Aim of the exercise - Your task is to gather the lines below that hold the string "this".

Record extracts -
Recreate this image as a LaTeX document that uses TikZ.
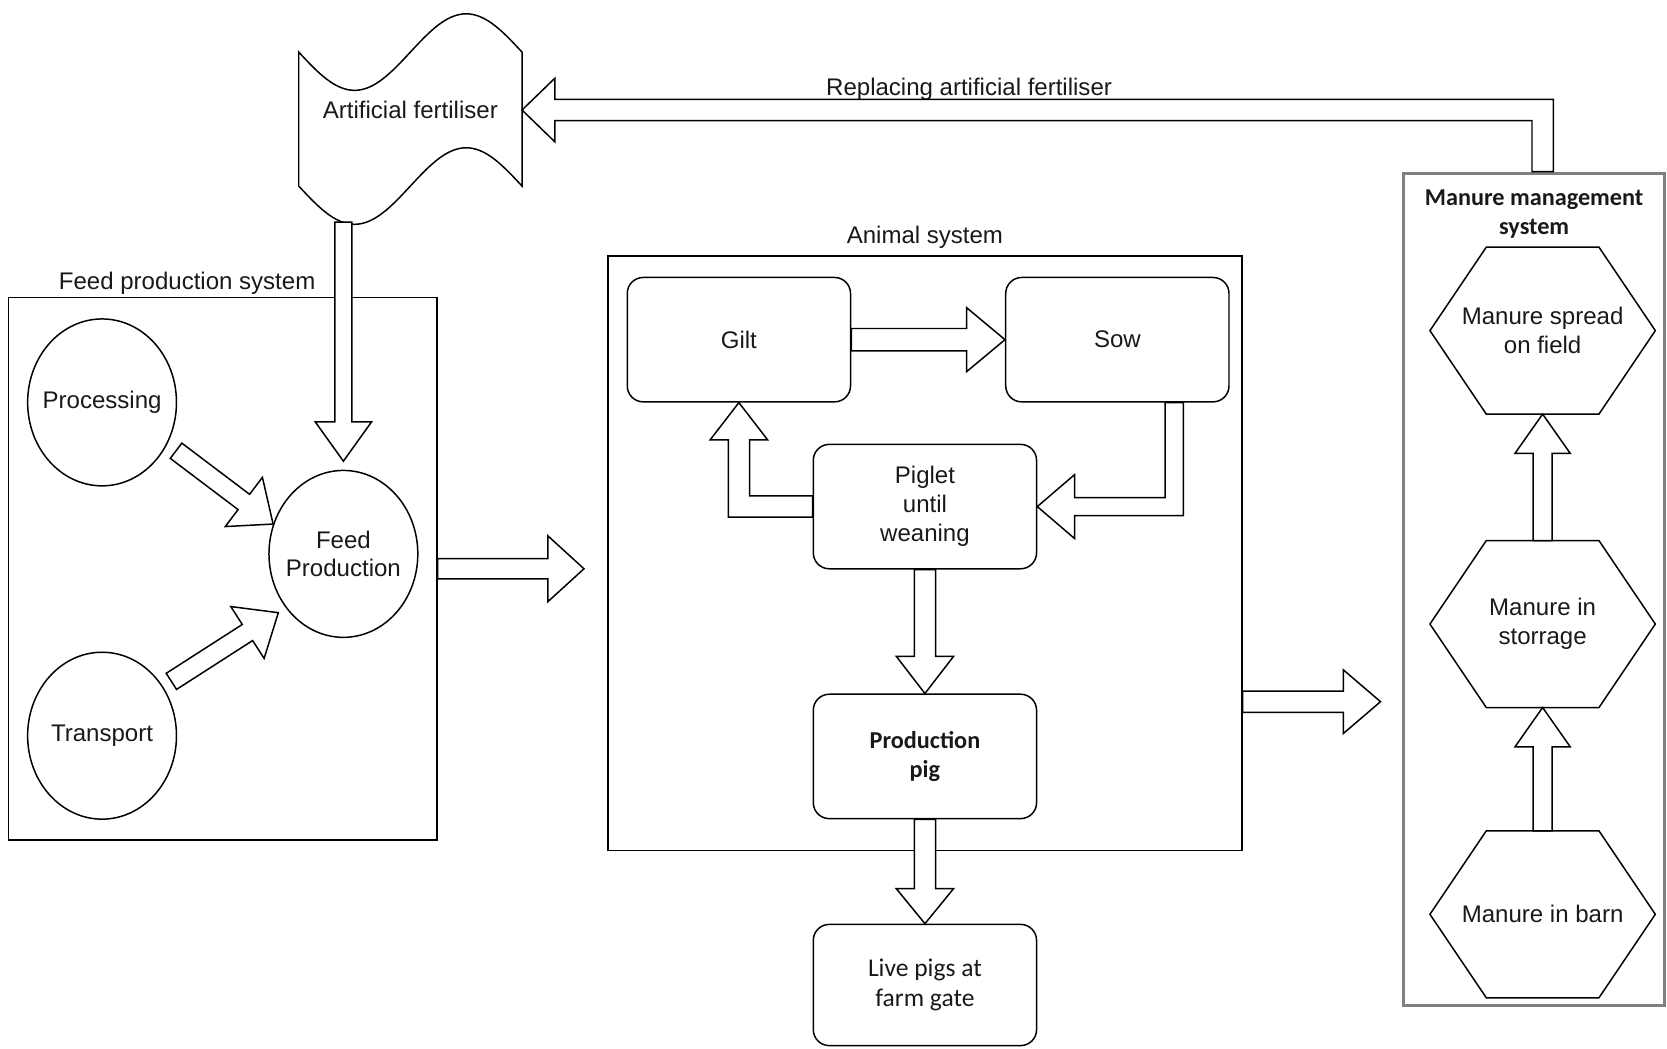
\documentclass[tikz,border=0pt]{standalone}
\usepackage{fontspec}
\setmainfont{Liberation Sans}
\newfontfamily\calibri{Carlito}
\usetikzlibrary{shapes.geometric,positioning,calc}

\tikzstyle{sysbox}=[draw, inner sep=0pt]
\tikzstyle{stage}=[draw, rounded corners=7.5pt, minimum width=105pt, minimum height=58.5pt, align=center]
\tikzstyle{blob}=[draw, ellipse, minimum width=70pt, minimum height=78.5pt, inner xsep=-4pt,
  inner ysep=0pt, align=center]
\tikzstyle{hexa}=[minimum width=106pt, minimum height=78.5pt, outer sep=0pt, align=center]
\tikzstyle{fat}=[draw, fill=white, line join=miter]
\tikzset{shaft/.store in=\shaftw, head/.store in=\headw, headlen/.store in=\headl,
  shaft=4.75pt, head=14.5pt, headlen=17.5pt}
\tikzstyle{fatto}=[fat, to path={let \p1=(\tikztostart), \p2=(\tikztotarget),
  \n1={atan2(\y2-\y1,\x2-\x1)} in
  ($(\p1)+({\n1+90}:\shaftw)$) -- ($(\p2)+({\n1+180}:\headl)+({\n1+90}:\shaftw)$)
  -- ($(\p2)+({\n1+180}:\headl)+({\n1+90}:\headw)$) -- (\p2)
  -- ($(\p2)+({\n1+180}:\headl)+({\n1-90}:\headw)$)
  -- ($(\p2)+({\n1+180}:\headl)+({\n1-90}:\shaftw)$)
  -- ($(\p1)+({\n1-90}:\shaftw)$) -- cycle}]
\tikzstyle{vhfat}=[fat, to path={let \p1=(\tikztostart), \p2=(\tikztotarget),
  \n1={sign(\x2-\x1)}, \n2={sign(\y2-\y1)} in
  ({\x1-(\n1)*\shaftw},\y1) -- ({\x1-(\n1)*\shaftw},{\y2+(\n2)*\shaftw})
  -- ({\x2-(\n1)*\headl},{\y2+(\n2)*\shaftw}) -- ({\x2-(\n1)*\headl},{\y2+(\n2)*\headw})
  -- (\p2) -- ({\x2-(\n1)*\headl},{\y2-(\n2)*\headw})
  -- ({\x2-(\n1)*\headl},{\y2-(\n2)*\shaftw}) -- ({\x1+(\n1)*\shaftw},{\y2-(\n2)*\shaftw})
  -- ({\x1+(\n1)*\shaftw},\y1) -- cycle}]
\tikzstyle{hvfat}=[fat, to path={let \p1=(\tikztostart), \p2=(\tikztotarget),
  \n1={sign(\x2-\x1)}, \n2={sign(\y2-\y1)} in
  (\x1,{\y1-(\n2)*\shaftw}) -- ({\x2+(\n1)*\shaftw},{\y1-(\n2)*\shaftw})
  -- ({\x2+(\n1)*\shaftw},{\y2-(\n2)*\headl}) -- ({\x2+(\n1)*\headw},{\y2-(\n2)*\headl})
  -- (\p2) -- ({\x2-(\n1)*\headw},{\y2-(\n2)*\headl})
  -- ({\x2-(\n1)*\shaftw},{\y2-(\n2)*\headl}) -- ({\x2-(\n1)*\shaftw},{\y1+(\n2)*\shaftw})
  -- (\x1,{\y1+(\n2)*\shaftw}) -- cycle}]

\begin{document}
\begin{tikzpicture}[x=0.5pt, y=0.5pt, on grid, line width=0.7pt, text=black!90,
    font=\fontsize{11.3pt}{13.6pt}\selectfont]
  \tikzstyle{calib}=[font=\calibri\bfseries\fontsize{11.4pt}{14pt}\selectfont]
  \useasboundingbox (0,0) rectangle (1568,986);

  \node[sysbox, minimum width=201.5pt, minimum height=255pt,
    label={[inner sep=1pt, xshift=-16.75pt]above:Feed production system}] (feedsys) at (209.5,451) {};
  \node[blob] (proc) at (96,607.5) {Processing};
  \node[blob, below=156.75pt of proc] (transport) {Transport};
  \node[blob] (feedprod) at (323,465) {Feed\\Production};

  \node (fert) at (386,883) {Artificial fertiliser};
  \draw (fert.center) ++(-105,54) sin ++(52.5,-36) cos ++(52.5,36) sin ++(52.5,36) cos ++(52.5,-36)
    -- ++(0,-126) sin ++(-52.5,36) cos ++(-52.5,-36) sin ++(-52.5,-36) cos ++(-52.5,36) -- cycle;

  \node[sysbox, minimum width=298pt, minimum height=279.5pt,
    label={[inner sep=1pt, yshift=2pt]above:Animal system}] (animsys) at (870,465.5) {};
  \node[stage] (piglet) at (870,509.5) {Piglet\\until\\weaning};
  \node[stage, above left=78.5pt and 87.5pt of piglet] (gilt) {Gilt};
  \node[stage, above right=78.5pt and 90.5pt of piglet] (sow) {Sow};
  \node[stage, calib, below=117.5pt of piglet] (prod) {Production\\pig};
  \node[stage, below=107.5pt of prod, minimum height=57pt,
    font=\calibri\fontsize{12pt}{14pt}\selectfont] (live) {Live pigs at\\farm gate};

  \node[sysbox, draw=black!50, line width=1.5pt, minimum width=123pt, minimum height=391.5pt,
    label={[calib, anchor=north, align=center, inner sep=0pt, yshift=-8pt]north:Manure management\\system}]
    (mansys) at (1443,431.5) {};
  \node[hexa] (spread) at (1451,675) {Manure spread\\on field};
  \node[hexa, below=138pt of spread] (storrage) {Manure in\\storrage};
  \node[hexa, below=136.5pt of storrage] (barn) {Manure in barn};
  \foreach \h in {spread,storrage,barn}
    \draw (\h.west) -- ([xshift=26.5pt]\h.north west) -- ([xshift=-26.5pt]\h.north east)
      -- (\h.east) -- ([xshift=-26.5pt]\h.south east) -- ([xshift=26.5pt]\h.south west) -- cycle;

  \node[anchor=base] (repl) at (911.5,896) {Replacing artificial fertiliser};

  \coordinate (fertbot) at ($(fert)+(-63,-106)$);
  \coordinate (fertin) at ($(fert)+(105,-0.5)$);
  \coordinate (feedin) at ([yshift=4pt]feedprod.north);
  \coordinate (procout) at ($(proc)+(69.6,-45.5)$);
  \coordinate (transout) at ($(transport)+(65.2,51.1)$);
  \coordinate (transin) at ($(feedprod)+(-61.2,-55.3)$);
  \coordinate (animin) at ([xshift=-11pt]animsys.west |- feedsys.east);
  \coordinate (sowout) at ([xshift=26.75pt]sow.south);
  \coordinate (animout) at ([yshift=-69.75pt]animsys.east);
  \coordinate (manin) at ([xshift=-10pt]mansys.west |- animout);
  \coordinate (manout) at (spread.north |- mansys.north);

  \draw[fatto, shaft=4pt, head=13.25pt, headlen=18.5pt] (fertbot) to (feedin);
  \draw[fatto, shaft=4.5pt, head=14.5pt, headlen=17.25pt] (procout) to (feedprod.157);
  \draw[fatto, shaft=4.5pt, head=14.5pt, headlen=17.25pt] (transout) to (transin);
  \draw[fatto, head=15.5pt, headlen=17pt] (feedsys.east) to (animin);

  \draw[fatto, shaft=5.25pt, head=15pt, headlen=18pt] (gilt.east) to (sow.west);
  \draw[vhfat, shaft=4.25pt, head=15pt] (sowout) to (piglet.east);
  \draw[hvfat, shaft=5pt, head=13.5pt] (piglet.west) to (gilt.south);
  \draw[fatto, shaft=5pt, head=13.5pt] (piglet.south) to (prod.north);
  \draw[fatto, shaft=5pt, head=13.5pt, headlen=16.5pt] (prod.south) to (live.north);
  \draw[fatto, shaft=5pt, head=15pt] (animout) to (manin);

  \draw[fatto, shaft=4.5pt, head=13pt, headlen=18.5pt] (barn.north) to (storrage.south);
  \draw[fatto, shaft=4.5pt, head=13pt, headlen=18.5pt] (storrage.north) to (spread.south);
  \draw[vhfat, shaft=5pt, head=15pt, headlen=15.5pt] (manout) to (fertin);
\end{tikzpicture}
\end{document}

==

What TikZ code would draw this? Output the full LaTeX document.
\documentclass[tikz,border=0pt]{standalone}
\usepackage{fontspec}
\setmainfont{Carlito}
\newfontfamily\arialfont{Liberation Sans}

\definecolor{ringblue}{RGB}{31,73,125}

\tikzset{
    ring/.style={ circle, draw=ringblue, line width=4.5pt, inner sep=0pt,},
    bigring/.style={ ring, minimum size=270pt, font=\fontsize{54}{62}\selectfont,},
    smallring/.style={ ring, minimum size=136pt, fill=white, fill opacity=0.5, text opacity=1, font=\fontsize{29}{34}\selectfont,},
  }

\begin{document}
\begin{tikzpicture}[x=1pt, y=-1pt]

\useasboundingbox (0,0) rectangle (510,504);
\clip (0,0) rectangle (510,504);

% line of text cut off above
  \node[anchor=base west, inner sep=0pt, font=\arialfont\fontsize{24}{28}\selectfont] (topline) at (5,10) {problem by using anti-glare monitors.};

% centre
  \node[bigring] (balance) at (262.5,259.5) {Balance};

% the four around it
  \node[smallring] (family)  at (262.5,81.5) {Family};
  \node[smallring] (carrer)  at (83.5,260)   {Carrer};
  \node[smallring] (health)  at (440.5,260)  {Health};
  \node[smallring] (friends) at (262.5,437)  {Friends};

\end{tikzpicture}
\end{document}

Right answer -
Recreate this image as a LaTeX document that uses TikZ.
What TikZ code would draw this? Output the full LaTeX document.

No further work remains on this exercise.